The council already voted in late October to dedicate $85,000 to a San Mateo County-wide study on affordable housing policies, which aims to make “development feasible in the city while meeting the city’s affordable housing needs,” according to East Palo Alto Housing Project Manager Yahira Morales.
The study is set to be completed in November 2026, and East Palo Alto staff anticipated the city could make changes to its ordinance in the six months following the research, but Council member Webster Lincoln wants quicker results.
“One thing I wanted to request is that we have a study session on our Inclusionary Housing Ordinance, based upon the last meeting,” Lincoln said at a Nov. 4 council meeting. “It was proposed that we wouldn’t be updating that for another year and a half.”
The request contradicts the City’s decision to contribute funds to the County-wide study, which would allow the council to gather solid evidence on how to properly change its affordable housing policies, Council member Ruben Abrica said in a message to this publication.
“It’s up to the agenda committee to honor his request or not, whether to put it on the agenda ahead of the timeline presented by staff to finish the regional study,” Abrica said. “If they put it on, it will be contradictory and confusing with no solid data and misleading to the public.”

The agenda-setting committee is composed of Mayor Martha Barragan and Vice Mayor Mark Dinan.
In the year that they’ve been on the dais, Lincoln and Dinan have pushed for changes to the City’s affordable housing policies, making it a city priority for 2025-26 year.
“Our current IH policy is a failure and is blocking market rate housing production,” Dinan said in a message to this publication.
Currently, the policy requires developers to make at least 20% of its units affordable for “very low income” renters and make for-sale properties accessible to “moderate income” residents.
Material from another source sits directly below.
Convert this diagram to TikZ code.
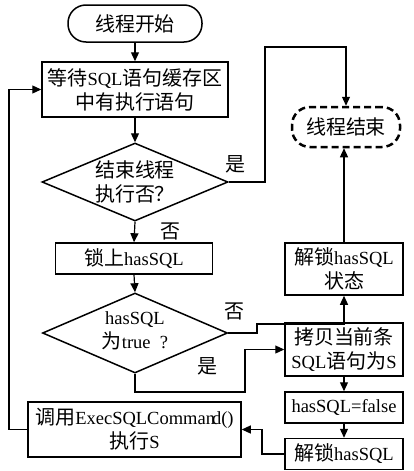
\documentclass[tikz,border=0pt]{standalone}
\usepackage{fontspec}
\setmainfont{Liberation Serif}
\newfontfamily\cjk[Scale=1.08]{Noto Sans CJK SC}
\newcommand\zh[1]{{\cjk #1}}
\usetikzlibrary{arrows.meta,shapes.geometric,calc}
\begin{document}
\begin{tikzpicture}[x=1pt,y=-1pt,
  every node/.style={font=\fontsize{18.5}{24}\selectfont, align=center},
  box/.style={draw, line width=1.5pt, inner sep=0pt},
  dia/.style={draw, diamond, line width=1.5pt, inner sep=0pt},
  arr/.style={line width=1.2pt, -{Triangle[length=9pt,width=8pt]}},
  lbl/.style={inner sep=0pt}]
\useasboundingbox (0,0) rectangle (414,471);
\node[box, rounded corners=18pt, minimum width=134pt, minimum height=37pt] (start) at (135,23.5) {\zh{线程开始}};
\node[box, minimum width=186pt, minimum height=55pt] (box1) at (135,89.5) {\zh{等待}SQL\zh{语句缓存区}\\\zh{中有执行语句}};
\node[dia, minimum width=186pt, minimum height=78pt] (d1) at (135,182) {};
\node[lbl] (d1t) at (135,182) {\zh{结束线程}\\\zh{执行否？}};
\node[box, dashed, dash pattern=on 7pt off 4pt, line width=2.5pt, rounded corners=18pt, minimum width=108pt, minimum height=40pt] (end) at (346,127) {\zh{线程结束}};
\node[box, minimum width=157pt, minimum height=31pt] (box2) at (134,258.5) {\zh{锁上}hasSQL};
\node[dia, minimum width=185pt, minimum height=80pt] (d2) at (135,333) {};
\node[lbl] (d2t) at (135,331) {hasSQL\\\zh{为}true\ \ ?};
\node[box, minimum width=118pt, minimum height=52pt] (unlock1) at (344,269) {\zh{解锁}hasSQL\\\zh{状态}};
\node[box, minimum width=118pt, minimum height=53pt] (copy) at (344,349.5) {\zh{拷贝当前条}\\SQL\zh{语句为}S};
\node[box, minimum width=118pt, minimum height=31pt] (false) at (344,407.5) {hasSQL=false};
\node[box, minimum width=118pt, minimum height=31pt] (unlock2) at (344,454) {\zh{解锁}hasSQL};
\node[box, minimum width=213pt, minimum height=55pt] (exec) at (134.5,429.5) {\zh{调用}ExecSQLComman\kern-3pt d()\\\zh{执行}S};
\coordinate (c1) at (265,47);
\coordinate (c2) at (257,324);
\coordinate (c4) at (245,392);
\coordinate (c5) at (262,429.5);
\coordinate (c6) at (9,429.5);
\draw[arr] (start) -- (box1);
\draw[arr] (box1) -- (d1.north);
\draw[arr] (d1.east) -| (c1) -| (end.north);
\draw[arr] (d1.south) -- (box2.north);
\draw[arr] (box2.south) -- (d2.north);
\draw[arr] (d2.east) -| (c2) -| (unlock1.south);
\draw[arr] (unlock1.north) -- (unlock1.north |- end.south);
\draw[arr] (d2.south) |- (c4) |- (copy.west);
\draw[arr] (copy.south) -- (false.north);
\draw[arr] (false.south) -- (unlock2.north);
\draw[arr] (unlock2.west) -| (c5) -- (exec.east);
\draw[arr] (exec.west) -- (c6) |- (box1.west);
\node[lbl] (y1) at (235,164) {\zh{是}};
\node[lbl] (n1) at (170,231) {\zh{否}};
\node[lbl] (n2) at (234,311) {\zh{否}};
\node[lbl] (y2) at (207,366) {\zh{是}};
\end{tikzpicture}
\end{document}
Developers who do not follow these requirements must pay a fee that changes every fiscal year.
The fees are based on the price of the city constructing its own affordable housing units and the money goes toward the city’s affordable housing fund.
This year, Dinan and Lincoln denied a staff-recommended fee increase for new rental developments that do not meet the city’s requirements for producing affordable housing and voted to allow major developer Sand Hill Property Company to omit units for very low-income households and build fewer affordable townhomes for purchase.
“East Palo Alto already leads the region in producing deeply affordable housing,” Lincoln said in a previous statement. “But if we don’t also build for middle-income families, we risk losing the very people who keep our schools, services, and economy running. This is not about reducing our commitment to affordability, it’s about ensuring projects get built and housing is delivered across the spectrum.”